Text Brigade

Jun 15, 2011 by

Long ago, when people agree on a date and time of meetings, the agreement is sealed by virtue of trust and confidence on word-of-honor. A non-appearance of the other party can cause an alarm for suspected abduction, severe illness or worse, death. The use of landline telephone was limited to urgent matters that required detailed description of things as substitute to face-to-face meetings. On occasion, the famed telebabad was in fad particularly among yayas who were fond of requesting songs from the DJ, count them teenagers who had Islacom connections.

But the cellular age revolutionized the whole concept of meeting people where the virtues of trust and word-of-honor prevailed. Nowadays, people can arrange for meetings and can cancel it on the last minute because hey, they can just text. When you ask people through SMS, “What time are we meeting later?” the usual reply would be “text-text”. Nowadays, it’s too difficult to decide on specifics without having to bridge the mum-moment with text-text codecs.

I have embraced this revolution and have been practicing it too. I would find it easy to get in touch with people at any time most convenient to me.
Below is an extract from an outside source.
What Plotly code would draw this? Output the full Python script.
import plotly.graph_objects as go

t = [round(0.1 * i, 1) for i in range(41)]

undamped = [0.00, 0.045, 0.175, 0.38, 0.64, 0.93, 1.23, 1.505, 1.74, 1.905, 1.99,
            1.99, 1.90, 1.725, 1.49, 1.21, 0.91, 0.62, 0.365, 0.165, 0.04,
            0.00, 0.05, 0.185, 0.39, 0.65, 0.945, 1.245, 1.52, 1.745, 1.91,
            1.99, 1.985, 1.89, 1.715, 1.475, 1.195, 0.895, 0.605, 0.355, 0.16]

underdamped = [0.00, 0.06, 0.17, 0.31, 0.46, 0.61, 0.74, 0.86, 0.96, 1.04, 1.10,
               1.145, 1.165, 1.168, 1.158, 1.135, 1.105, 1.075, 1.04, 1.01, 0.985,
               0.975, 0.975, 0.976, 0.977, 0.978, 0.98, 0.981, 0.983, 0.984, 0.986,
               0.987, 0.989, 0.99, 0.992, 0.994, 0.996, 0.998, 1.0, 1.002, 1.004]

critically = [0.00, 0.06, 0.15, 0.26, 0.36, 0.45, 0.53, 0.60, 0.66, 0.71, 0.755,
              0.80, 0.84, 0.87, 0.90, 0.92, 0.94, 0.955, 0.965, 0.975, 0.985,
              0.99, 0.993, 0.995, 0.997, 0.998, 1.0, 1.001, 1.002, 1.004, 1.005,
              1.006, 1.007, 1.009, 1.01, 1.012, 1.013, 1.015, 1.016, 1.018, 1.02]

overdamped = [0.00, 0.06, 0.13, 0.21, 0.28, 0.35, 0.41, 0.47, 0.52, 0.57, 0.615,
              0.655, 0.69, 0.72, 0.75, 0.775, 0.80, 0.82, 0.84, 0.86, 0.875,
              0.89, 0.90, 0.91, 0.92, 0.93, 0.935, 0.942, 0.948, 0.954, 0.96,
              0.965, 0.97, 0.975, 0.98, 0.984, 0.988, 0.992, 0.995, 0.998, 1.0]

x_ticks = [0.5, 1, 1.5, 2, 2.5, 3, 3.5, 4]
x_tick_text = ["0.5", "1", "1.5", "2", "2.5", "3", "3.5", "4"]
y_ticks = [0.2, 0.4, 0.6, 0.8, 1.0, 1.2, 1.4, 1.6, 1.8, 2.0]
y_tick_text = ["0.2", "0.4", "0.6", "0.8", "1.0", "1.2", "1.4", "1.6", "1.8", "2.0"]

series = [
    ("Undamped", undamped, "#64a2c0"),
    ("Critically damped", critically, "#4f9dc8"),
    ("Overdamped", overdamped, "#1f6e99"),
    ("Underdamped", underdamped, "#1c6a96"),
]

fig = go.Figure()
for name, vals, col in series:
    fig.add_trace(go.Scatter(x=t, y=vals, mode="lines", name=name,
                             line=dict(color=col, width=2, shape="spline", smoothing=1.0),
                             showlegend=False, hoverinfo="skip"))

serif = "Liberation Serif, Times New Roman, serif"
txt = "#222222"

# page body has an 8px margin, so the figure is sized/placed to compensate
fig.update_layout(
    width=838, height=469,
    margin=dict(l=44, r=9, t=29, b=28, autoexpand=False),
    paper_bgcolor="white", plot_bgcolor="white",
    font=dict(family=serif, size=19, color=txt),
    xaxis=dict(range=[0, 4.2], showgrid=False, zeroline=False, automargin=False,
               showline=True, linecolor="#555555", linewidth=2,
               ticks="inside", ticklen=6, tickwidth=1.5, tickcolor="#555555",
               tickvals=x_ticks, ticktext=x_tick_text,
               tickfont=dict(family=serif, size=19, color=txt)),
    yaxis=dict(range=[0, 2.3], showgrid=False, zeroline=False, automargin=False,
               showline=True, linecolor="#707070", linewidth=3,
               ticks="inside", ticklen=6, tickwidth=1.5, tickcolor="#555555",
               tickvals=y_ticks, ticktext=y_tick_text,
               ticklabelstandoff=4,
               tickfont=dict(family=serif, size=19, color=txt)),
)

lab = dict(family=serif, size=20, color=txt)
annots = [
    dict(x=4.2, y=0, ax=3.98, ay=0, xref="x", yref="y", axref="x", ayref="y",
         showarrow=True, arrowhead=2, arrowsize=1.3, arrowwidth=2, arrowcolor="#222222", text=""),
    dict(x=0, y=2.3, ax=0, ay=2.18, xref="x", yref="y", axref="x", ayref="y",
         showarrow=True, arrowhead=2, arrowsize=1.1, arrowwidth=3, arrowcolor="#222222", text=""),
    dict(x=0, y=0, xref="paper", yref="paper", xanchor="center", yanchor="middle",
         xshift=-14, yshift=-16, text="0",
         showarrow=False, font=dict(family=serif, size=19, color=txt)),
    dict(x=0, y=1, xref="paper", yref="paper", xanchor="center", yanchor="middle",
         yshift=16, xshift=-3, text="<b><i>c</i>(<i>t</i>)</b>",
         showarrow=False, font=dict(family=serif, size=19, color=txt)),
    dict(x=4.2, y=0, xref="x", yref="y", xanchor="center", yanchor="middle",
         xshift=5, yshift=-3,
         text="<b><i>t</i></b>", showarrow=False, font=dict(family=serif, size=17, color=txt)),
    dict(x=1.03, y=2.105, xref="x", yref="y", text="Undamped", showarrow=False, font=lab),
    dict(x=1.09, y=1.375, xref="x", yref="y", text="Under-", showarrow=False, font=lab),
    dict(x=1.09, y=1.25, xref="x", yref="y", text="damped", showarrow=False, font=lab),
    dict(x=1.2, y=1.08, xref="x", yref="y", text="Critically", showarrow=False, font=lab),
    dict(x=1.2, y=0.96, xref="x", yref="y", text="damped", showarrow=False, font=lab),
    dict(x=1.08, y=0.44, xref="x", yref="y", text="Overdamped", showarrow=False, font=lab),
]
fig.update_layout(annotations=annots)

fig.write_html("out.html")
When things come up, getting your message across is at the tip of your thumb. It doesn’t matter whether you’re defecating, or in the middle of fornication, or you’re in your deathbed. When you need something sent, you just gotta have a load or unlitext or unlicall and off your message goes. No morse codes required.

This revolutionary culture of text messaging has created sub-cultures so complicated it has become an entirely different sub-world. When engaged in text messaging, we put up a categorized set of consciousness depending on our “business” on a particular message. Is this message addressed to a boss? Is this message intended to flirt? Is this message composed to threat a disliked person? It’s interesting how we behave in the virtual schema of text messaging and much as I am capable of discussing them one-by-one, you have got to pay me to do that.

Question:

1. When you text someone about something light, say, “what’s up for tonight?” and you don’t get a reply, does that mean there’s nothing up tonight? Or does it mean they don’t want you to know what’s up for tonight? Or they just don’t have load?

2. When you compose a lengthy message about something nice, say, “Hi, how are you? My day was quite fun because I went on sale at SM City for the first time. Saved up about a thousand bucks on socks!” and you get a reply that says, “K.” Do I have the right to feel bad about the person and bitch up on her too? Can I post something on her facebook wall that says: I notice your vocabulary is getting more scarce by the day?

3. When you get forwarded messages that are all sexual and lascivious from a former student on a daily basis, what does it mean?

4. When someone requests for a 5-peso pasaload (phone-to-phone remittance), is it alright to say no?

5. Is it ok to advise another texter that abbreviating too much is stupid? I find it boggling why people have to abbreviate when they only typed “Cn u plz frwrd 2 m d myl?” Obviously there’s a lot of space left on the compose pad. Isn’t abbreviation supposed to conserve space?

6. I haven’t even started talking about jejemon yet. That would require a separate blog, for sure.

Sleep-Texting as an alternative to sleep-walking

Consider this article from : http://cbanga360.net

Many Pinoys feel a sense of pride upon learning that the Philippines has been acknowledged the text messaging capital of the world in the past years. It is of no wonder since in one household, almost all members of the family that can read and write, therefore can text, have a cellphone for the purpose.

Consider this:

* PH users sent over 1.39 billion text in the reference year of 2009.

* India which has 220 million cell phone users sent more than 1 billion for the same period (Definitely will surpass PH soon).

* A single PH subscriber sends an average of 600 text messages per month.

* Pinoys send 43% more than SMS users of the US.

* Mobile phone providers stockholders/owners realize an ROI so enticing.

* Average Pinoy user spend more on cell phone loads on a regular basis than buying pan de sal (bread roll) for breakfast at the local bakery store.

* Many would rather text their time away wherever they are, or go.

* Ambulant vendors and the homeless boy living under the Quiapo (Manila) bridge has a cell phone.

But the SMS market is on the verge of a phenomenal change. Fast forward today, the title could be in jeopardy as PH users are turning to social networking sites for messaging instead. The presumption was based on:

* PH telecom companies’ report that SMS messages have been on decline on the year that just ended, with lower traffic than expected during the immediately past Christmas holidays- a traditional peak period for SMS messaging based on previous years.

* People now use online social platforms such as Facebook and Twitter over cell phone for texting.

* Users find social networking online convenient, cost efficient and very accessible.